I've purchased a few books to get some insight into the proper ways of doing things. One thing that was suggested to me when I posted a similar thread was to get the book Electrical Code Simplified Ontario. Amazon.ca has it for $13, but the front cover has $14 printed on it. I've only started reading it, but I recommend it as a good starting point.

http://www.amazon.ca/Electrical-Code-Simplified-Ontario-Knight/dp/0920312365/ref=sr_1_1?ie=UTF8&s=books&qid=1197041946&sr=8-1

As with anything that you haven't done before, the job always seems bigger and more complex before you start. I've put off renovating my room because of that reason. Read through the book, then go into your basement and look at everything, the studs, the ceiling, the panel... figure out a plan of attack and see if it is easy enough to tackle yourself.

Cheers

glaswegian
Dec 7th, 2007, 11:05 AM
Still no answer for how to fix the basement crack eh? Someone must know how to go about this, the right way and what product to use for a DIYer

scottyb
Dec 8th, 2007, 03:00 PM
I am currently renovating a room for myself in my basement. I've knocked down the wall between two smaller rooms to make a larger room, and I am planning on running all the wires myself. My original idea was to also have an electrician do the connections, but I might end up doing it myself if I feel confident enough.

I've purchased a few books to get some insight into the proper ways of doing things. One thing that was suggested to me when I posted a similar thread was to get the book Electrical Code Simplified Ontario. Amazon.ca has it for $13, but the front cover has $14 printed on it. I've only started reading it, but I recommend it as a good starting point.

http://www.amazon.ca/Electrical-Code-Simplified-Ontario-Knight/dp/0920312365/ref=sr_1_1?ie=UTF8&s=books&qid=1197041946&sr=8-1

As with anything that you haven't done before, the job always seems bigger and more complex before you start. I've put off renovating my room because of that reason. Read through the book, then go into your basement and look at everything, the studs, the ceiling, the panel... figure out a plan of attack and see if it is easy enough to tackle yourself.

Cheers

I appreciate all the insight so far. I have picked up that book from my local library, and glanced through it (obviously I will have to read thoroughly if I want to do it on my own). Question for you: Are you going to get the permits yourself from the ESA to do the work? I've heard the inspection is much more tough when you do the work on your own as opposed to hiring a pro.

cjbenedict
Dec 9th, 2007, 01:40 AM
I am planning on getting the permits myself, and to do the work myself. Originally I was thinking of running all the wires and getting an electrician to do all the connections, and if it gets to complex I may still do that, but the plan at the moment is that I will be doing it myself. My room will have a half-dozen outlets, a set of pot lights and a couple of flourencent lights, so I'm only running two or three circuits, it shouldn't be too complex.
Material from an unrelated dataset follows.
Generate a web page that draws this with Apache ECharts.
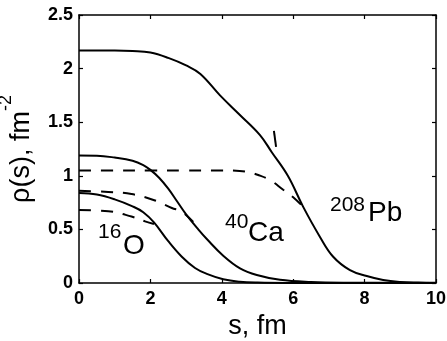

You're probably right, the inspector will probably be harder on me than an electrician... but I'm going to take my time and try to do the job right, and have bought three other wiring books so that I can cross reference how different people are doing the same jobs. Hopefully I can find the best and safest practices by reading from several sources.

cjbenedict
Dec 9th, 2007, 01:57 AM
For cracks in a foundation - if the crack is not very wide (less than 1/2"?):

I used a product called Crack Pac that was special-ordered by my local Home Depot. It is a liquid resin in a caulk tube that you inject into the crack.
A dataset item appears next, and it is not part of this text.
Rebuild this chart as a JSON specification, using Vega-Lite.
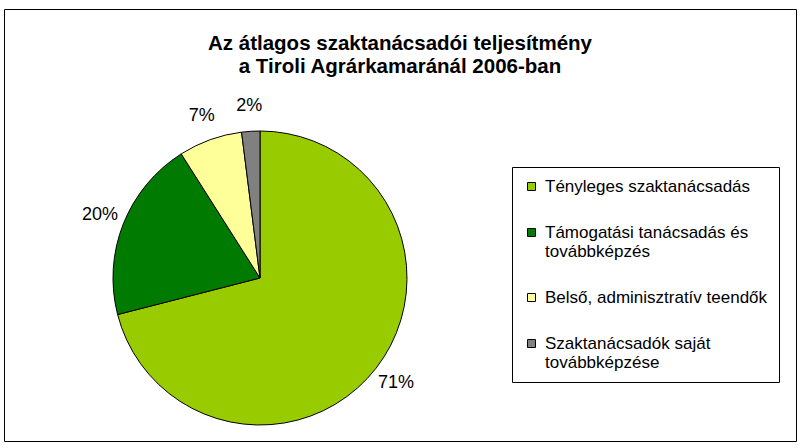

How it works: You clean up the crack, and put epoxy sealer on the outside of the crack. For vertical cracks you paste on injection ports every 4" along the crack. The epoxy drys in 10 minutes. You then attach the resin to the lowest injection port (via a provided tube) and let it flow into the crack. The resign is very fluid, it flows into every part of the crack. When the open injection port above starts to ooze the resin, you close the one you are attached too and move to the next higher injection port to add more resign until you reach the top of the crack.

Once dried, you hammer off the injection ports and grind down the epoxy, and add cement parge or whatever to make the foundation look pretty.

The product dries in 24 hours and claims to bond the concrete stronger than it was before. I used it on my foundation last summer and will find out how well this claim stands up.

http://www.simpsonanchors.com/Catalog/adhesives/eti/crack_pac.html

The starter kit went for $160, with refills of the resign starting at $40. HD's mark-up is $50, I know this because the kit wasn't in their system and $110 was the price the manager found, and the next day I heard he got in trouble for giving me a discount :)

I'm sure that there are other similar products on the market, but I didn't research it extensively. Although it seems pretty expensive, remember that it will cost alot more to have a masonry person come in, and products like this appear to potentially be better than using cement to patch a foundation crack.

Hope this helps.

DarthNihilius
Dec 13th, 2007, 03:58 PM
Still no answer for how to fix the basement crack eh? Someone must know how to go about this, the right way and what product to use for a DIYer


You can get foundation injections to seal up the crack. We found a crack in the wall of our basement during the house inspection. we had the previous owner resolve this. They hired a company and did foundation injections to the wall. Basically, the drill some holes and use a high pressure gun or similar to force this expanding compound into the wall. It is all sealed up now with almost a rubbery feel to it. Seems to have worked as I haven't noticed any moisture around the area to date.